Linke und Grüne erklärten, sie seien gespannt, was Merkels Ankündigung der Verantwortungsübernahme bedeuten werde, wenn sich herausstellen sollte, dass das Kanzleramt mehr Informationen über den Angriff hatte, als vor der Bundestagswahl den Wählern mitgeteilt wurde. Der verteidigungspolitische Sprecher der Unionsfraktion, Ernst-Reinhard Beck (CDU), sagte, „die eigentliche Federführung“ für den Auslandseinsatz liege beim Auswärtigen Amt – Außenminister war zu der Zeit der heutige SPD-Fraktionschef Frank-Walter Steinmeier. „Da ist die SPD auch im Boot“, meinte Beck im WDR.
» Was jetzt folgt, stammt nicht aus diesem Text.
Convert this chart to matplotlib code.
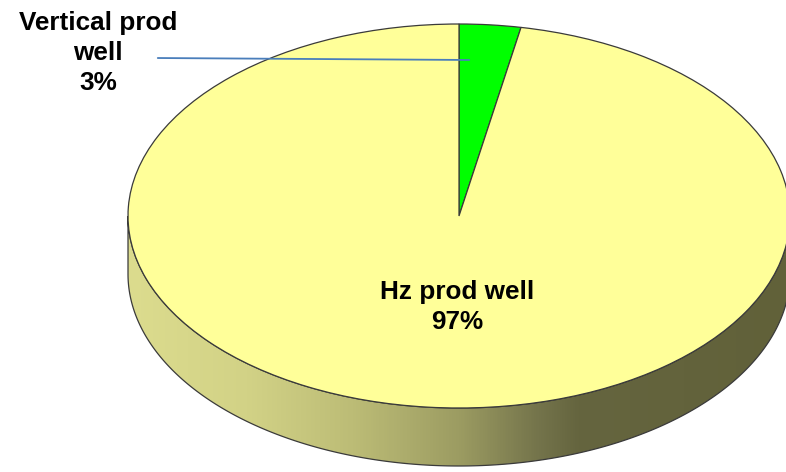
import numpy as np
import matplotlib
matplotlib.use("Agg")
import matplotlib.pyplot as plt
from matplotlib.patches import Wedge, Polygon
from matplotlib.colors import LinearSegmentedColormap

# well type split
labels = ["Vertical prod\nwell", "Hz prod well"]
shares = [3, 97]
top_colors = ["#00FF00", "#FFFF99"]

# canvas geometry in pixels
W, H = 786, 472
CX, CY = 459, 216        # pie centre
RX, RY = 331, 192        # ellipse radii
DEPTH = 58               # side wall thickness


def px(x, y):
    """pixel position -> data units (unit circle = top ellipse)"""
    return (x - CX) / RX, (CY - y) / RY


fig = plt.figure(figsize=(W / 100, H / 100), dpi=100)
ax = fig.add_axes([0, 0, 1, 1])
x0, y1 = px(0, 0)
x1, y0 = px(W, H)
ax.set_xlim(x0, x1)
ax.set_ylim(y0, y1)
ax.axis("off")

d = DEPTH / RY
EDGE = "#3a3a3a"

# front side wall (only the big slice shows there)
t = np.linspace(np.pi, 2 * np.pi, 300)
upper = np.column_stack([np.cos(t), np.sin(t)])
lower = np.column_stack([np.cos(t[::-1]), np.sin(t[::-1]) - d])
wall = Polygon(np.vstack([upper, lower]), closed=True, facecolor="none",
               edgecolor=EDGE, lw=0.9, zorder=3)
ax.add_patch(wall)

stops = [(0.0, "#dcdc8e"), (0.18, "#d2d286"), (0.34, "#bcbc76"),
         (0.50, "#9c9c62"), (0.62, "#74744b"), (0.68, "#65653f"),
         (1.0, "#616139")]
shade = LinearSegmentedColormap.from_list("wall", stops)
grad = np.linspace(0, 1, 512).reshape(1, -1)
img = ax.imshow(grad, cmap=shade, extent=(-1, 1, -1 - d, 0.05),
                aspect="auto", zorder=2, interpolation="bilinear")
img.set_clip_path(wall)

# top face wedges, clockwise from 12 o'clock
start = 90.0
for share, col in zip(shares, top_colors):
    sweep = share / sum(shares) * 360
    w = Wedge((0, 0), 1, start - sweep, start, facecolor=col,
              edgecolor=EDGE, lw=0.9, zorder=4)
    ax.add_patch(w)
    start -= sweep

font = dict(family=["Liberation Sans", "DejaVu Sans"], weight="bold",
            fontsize=18.8, color="black", ha="center", va="center",
            linespacing=1.33)

# small slice label with leader line
ax.annotate("", xy=px(472, 60), xytext=px(155, 58),
            arrowprops=dict(arrowstyle="-", color="#4a7ebb", lw=1.3),
            zorder=6)
ax.text(*px(98, 53), f"{labels[0]}\n{shares[0]}%", zorder=6, **font)

# big slice label
ax.text(*px(457, 307), f"{labels[1]}\n{shares[1]}%", zorder=6, **font)

fig.savefig("out.png", dpi=100, facecolor="white")
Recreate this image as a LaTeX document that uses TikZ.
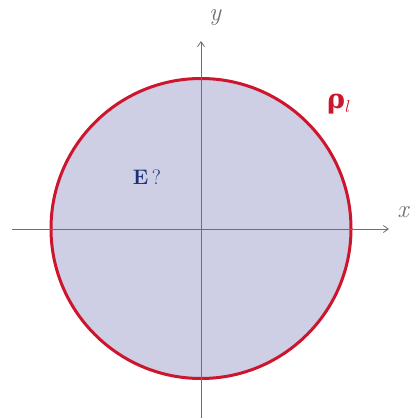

Merkel lehnte unterdessen eine schnelle Aufstockung der deutschen Truppen für Afghanistan ab – trotz der von US-Präsident Barack Obama erwarteten Ankündigung von 34000 zusätzlichen US-Soldaten. Sie blieb bei dem Fahrplan, darüber erst nach einer internationalen Afghanistan-Konferenz Ende Januar in London zu entscheiden. Das betonten auch Westerwelle und Guttenberg. Er sagte: „Wir werden mit Sicherheit jetzt nicht einem Ruf aus den USA sofort (...) folgen.“ Obama informierte Merkel in einem Telefongespräch vorab über seine Afghanistan-Strategie. Regierungssprecher Ulrich Wilhelm teilte mit, Obama habe Merkel „über die wesentlichen Inhalte seiner Rede zum US- Engagement in Afghanistan“ unterrichtet. Merkel habe Obama im Gegenzug über die deutschen Bemühungen zur Stabilisierung am Hindukusch informiert und auf die Afghanistan-Konferenz verwiesen. Der Bundestag will das Bundeswehrmandat an diesem Donnerstag verlängern und die Obergrenze von 4500 Soldaten beibehalten.